● **INSTRUCTION**: Quote from the first line below through the line that contains "const series = [s1,s2,s3,s4,s5];", both included, and leave the pictures out.

● **SUPPLIED MATERIAL**:
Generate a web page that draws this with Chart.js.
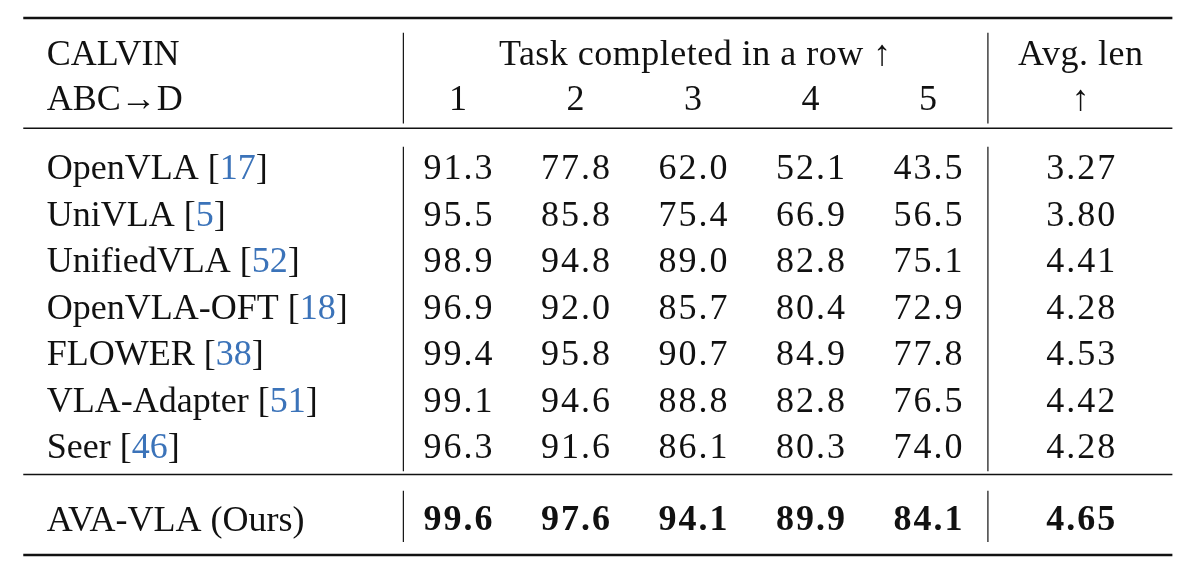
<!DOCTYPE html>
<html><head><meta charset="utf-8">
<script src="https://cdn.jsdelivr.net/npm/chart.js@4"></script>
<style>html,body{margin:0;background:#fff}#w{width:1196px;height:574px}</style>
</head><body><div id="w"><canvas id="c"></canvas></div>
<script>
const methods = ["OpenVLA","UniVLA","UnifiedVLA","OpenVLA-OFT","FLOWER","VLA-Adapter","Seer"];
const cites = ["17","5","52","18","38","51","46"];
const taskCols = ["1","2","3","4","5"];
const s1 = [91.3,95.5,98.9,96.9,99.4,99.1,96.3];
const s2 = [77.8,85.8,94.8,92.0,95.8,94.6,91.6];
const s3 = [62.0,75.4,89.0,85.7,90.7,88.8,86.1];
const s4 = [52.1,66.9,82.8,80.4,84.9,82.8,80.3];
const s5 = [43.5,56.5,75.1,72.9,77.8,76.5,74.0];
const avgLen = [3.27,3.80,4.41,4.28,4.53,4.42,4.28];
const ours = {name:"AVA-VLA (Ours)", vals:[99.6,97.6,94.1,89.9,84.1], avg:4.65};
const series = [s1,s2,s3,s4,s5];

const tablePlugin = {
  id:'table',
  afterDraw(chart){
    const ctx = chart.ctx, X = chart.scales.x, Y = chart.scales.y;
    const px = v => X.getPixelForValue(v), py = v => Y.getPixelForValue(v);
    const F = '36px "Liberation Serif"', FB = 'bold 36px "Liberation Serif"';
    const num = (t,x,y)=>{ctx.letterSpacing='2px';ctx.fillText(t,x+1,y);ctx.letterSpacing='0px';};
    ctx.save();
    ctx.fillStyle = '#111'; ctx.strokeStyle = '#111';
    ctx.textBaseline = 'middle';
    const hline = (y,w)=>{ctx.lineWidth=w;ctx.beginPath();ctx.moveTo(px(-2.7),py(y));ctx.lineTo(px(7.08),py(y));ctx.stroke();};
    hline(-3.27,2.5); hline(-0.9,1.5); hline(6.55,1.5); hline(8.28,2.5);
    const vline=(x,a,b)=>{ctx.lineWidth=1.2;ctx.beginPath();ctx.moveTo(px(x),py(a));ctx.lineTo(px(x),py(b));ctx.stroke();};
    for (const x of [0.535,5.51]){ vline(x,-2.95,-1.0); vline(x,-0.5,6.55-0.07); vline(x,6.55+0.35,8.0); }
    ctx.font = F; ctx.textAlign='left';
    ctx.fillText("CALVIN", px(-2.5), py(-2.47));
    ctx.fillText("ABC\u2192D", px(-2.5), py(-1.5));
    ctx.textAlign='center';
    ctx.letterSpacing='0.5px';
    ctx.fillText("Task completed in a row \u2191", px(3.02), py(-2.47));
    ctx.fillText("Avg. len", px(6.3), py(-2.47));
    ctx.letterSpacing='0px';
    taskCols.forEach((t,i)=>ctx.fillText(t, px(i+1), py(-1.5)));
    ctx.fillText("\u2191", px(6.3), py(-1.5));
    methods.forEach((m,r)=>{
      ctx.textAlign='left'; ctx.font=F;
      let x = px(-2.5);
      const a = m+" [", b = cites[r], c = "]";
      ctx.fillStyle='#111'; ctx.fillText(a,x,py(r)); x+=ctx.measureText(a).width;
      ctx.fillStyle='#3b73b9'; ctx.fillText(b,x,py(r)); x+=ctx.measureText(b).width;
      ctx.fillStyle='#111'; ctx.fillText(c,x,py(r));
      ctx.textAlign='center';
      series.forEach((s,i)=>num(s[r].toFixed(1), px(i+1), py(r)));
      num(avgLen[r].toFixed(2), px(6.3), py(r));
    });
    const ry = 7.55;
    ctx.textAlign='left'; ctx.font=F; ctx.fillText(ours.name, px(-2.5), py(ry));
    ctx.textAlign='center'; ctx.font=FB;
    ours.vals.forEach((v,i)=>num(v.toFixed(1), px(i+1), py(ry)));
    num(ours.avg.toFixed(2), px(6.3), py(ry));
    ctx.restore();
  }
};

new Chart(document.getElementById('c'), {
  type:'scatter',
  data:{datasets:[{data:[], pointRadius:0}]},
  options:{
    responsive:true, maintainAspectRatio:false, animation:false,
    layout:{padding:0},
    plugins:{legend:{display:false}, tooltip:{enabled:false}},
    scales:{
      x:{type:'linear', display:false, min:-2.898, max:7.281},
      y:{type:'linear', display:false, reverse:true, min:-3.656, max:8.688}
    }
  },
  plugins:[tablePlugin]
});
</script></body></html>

● **REPLY TO THE EXERCISE**:
Generate a web page that draws this with Chart.js.
<!DOCTYPE html>
<html><head><meta charset="utf-8">
<script src="https://cdn.jsdelivr.net/npm/chart.js@4"></script>
<style>html,body{margin:0;background:#fff}#w{width:1196px;height:574px}</style>
</head><body><div id="w"><canvas id="c"></canvas></div>
<script>
const methods = ["OpenVLA","UniVLA","UnifiedVLA","OpenVLA-OFT","FLOWER","VLA-Adapter","Seer"];
const cites = ["17","5","52","18","38","51","46"];
const taskCols = ["1","2","3","4","5"];
const s1 = [91.3,95.5,98.9,96.9,99.4,99.1,96.3];
const s2 = [77.8,85.8,94.8,92.0,95.8,94.6,91.6];
const s3 = [62.0,75.4,89.0,85.7,90.7,88.8,86.1];
const s4 = [52.1,66.9,82.8,80.4,84.9,82.8,80.3];
const s5 = [43.5,56.5,75.1,72.9,77.8,76.5,74.0];
const avgLen = [3.27,3.80,4.41,4.28,4.53,4.42,4.28];
const ours = {name:"AVA-VLA (Ours)", vals:[99.6,97.6,94.1,89.9,84.1], avg:4.65};
const series = [s1,s2,s3,s4,s5];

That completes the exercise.